SHANGHAI - With the global economy possibly back on track, worldwide market research firm Synovate's global Chief Executive Officer Robert Philpott has drawn up a map detailing levels of spending power across the world, along with an array of emerging markets that are challenging traditional ones.
"When headlines were dominated by how bad it was in certain markets in Europe, there were other markets out there doing very well," said Philpott.
Included in the latter were China, South Korea, Australia, Brazil, Colombia and Mexico, as well as several countries in East and West Africa.
"The economic downturn caused lots of consumers to re-evaluate what brands they would choose," he said.
"A classic example would be in North America, where everybody was driving big trucks made by Ford or General Motors (GM) up until the beginning of 2009. Last year, we saw big inroads made by small South Korean cars, especially in the oil-alternative fuel vehicle market place.
"The development altered consumers' behavior significantly. Not only did it bring a new range of South Korean manufacturers into the market, but also caused pain for Ford and GM."
Consumers simply became more conscientious about what they were buying during and after the economic downturn. Philpott said the increasing market share of Brazilian and Mexican products squeezed out some local US brands.

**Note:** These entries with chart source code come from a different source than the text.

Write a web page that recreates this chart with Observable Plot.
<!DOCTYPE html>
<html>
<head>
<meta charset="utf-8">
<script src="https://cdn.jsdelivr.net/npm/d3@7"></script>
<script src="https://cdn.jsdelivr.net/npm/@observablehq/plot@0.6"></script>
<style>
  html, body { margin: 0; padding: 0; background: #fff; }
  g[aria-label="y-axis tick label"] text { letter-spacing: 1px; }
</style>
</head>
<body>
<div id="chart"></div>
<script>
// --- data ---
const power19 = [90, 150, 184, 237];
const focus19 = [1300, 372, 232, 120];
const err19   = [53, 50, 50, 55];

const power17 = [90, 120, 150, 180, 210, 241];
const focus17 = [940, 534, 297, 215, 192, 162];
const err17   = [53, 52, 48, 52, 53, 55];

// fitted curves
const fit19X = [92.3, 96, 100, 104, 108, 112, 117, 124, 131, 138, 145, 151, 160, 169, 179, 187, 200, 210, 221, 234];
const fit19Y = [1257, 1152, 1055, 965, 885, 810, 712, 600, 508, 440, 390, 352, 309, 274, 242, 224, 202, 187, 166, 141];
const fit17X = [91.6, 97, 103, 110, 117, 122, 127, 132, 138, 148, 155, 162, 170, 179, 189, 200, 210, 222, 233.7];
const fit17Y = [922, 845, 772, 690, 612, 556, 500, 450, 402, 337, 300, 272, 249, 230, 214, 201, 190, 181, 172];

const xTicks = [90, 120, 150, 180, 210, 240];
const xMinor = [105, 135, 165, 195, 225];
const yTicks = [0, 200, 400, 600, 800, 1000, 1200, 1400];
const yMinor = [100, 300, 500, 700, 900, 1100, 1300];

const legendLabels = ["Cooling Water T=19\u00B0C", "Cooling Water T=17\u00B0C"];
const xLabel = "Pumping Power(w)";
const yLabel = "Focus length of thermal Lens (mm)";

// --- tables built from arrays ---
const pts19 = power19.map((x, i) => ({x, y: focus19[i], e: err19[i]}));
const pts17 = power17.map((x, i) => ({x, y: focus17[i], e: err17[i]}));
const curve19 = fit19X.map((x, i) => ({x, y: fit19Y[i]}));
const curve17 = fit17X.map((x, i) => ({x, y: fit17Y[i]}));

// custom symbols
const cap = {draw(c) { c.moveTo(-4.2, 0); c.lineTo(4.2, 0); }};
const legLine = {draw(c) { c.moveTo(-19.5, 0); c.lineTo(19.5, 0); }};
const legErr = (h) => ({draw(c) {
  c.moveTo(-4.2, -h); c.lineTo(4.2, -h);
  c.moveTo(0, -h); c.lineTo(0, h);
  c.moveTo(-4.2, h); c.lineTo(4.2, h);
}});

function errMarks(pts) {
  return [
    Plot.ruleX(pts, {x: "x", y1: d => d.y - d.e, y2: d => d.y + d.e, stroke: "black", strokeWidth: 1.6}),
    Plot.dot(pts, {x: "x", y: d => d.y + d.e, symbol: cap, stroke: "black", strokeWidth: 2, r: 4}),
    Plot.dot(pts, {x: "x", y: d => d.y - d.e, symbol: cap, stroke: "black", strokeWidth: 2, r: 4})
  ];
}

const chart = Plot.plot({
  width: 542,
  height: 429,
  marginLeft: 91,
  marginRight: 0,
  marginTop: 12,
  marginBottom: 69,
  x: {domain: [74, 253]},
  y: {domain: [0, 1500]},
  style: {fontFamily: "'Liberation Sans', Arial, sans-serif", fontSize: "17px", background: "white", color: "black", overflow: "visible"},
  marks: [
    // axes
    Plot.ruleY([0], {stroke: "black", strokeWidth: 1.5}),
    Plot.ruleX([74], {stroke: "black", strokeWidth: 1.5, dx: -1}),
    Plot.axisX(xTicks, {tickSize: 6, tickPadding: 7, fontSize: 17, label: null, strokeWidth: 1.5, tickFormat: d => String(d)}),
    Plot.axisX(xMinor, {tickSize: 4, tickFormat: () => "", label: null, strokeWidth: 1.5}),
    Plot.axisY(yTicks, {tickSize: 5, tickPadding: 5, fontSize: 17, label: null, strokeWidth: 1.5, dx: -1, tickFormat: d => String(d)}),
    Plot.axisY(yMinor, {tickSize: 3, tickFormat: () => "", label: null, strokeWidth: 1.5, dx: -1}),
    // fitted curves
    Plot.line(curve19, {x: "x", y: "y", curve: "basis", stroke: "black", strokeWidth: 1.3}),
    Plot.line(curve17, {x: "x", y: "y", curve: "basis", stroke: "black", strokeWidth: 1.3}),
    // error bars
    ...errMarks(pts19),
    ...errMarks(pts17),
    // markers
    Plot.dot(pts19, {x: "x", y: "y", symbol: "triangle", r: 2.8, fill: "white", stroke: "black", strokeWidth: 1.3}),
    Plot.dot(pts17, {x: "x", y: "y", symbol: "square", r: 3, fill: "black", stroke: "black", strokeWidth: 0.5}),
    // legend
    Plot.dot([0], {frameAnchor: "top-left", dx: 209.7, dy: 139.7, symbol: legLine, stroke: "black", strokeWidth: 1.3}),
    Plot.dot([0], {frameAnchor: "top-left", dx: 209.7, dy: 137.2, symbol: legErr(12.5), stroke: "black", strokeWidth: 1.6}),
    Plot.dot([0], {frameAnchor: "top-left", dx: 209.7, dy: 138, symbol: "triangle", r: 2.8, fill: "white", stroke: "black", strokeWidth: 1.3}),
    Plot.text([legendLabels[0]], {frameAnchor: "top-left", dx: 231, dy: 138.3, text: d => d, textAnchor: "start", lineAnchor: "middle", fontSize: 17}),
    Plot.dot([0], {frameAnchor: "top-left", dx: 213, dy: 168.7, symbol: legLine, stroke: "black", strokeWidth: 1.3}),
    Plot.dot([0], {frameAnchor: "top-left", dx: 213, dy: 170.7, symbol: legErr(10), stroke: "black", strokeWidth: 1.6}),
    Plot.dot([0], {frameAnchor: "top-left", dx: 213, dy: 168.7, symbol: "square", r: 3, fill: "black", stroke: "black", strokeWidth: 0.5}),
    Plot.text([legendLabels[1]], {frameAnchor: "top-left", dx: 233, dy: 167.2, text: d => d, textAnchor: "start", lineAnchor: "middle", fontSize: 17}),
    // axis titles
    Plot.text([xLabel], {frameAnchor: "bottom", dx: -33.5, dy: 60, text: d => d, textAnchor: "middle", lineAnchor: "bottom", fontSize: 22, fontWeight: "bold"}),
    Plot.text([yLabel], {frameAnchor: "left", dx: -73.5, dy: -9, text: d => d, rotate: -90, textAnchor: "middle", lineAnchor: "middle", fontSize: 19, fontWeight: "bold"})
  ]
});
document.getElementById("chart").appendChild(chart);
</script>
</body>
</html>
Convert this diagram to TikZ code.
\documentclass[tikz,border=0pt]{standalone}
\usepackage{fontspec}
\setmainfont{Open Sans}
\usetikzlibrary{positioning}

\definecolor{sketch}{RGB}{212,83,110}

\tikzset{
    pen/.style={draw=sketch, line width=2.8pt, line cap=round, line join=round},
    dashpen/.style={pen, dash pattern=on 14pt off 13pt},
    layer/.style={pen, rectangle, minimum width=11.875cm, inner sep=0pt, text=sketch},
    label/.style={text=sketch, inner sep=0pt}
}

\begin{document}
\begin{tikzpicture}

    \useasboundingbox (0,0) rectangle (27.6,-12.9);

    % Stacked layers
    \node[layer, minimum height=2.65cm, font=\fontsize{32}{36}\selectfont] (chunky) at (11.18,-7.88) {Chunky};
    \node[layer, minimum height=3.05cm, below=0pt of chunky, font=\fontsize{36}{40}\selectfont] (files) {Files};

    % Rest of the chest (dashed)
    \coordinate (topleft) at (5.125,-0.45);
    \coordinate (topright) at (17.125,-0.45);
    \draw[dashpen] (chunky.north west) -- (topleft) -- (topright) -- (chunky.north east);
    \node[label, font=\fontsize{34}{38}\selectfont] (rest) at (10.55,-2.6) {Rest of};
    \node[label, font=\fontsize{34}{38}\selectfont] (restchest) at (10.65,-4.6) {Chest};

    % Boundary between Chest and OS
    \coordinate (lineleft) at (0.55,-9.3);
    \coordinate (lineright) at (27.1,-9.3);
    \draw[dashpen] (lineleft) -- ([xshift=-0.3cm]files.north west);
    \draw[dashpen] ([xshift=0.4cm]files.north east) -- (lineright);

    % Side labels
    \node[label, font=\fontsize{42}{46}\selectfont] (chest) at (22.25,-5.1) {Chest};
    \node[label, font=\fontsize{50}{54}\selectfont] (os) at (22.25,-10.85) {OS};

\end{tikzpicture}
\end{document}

"They recognized their opportunities and created the perfect storm for them to be competitive. I see brands from the emerging markets such as Brazil and Mexico becoming mainstream brands in America, and local brands becoming boutique products for selective buyers only," he said.
At the same time, the spending power of Americans shouldn't be overrated.
Lael Brainard, the US Treasury under secretary for international affairs, told the New York Times that US President Barack Obama believed the global recovery would be enhanced by greater balance.
"For too long, the American consumer was the engine of growth for the entire global economy," she said. "That pattern of growth, we have seen, was unsustainable."
The International Monetary Fund estimates that the US will have a current account deficit of 3.2 percent of gross domestic product this year, and China a current account surplus of 4.7 percent.
Synovate, the US-based research company, also sees China as the future influencer as its clients flock there.
"I think I'm the first CEO in the market research industry to see his base needing to shift to China," said Philpott. "We now expect our China business to help influence what we do around the rest of the world and that's really because the manufacturers here are now looking at exports in the same way they are looking at imports."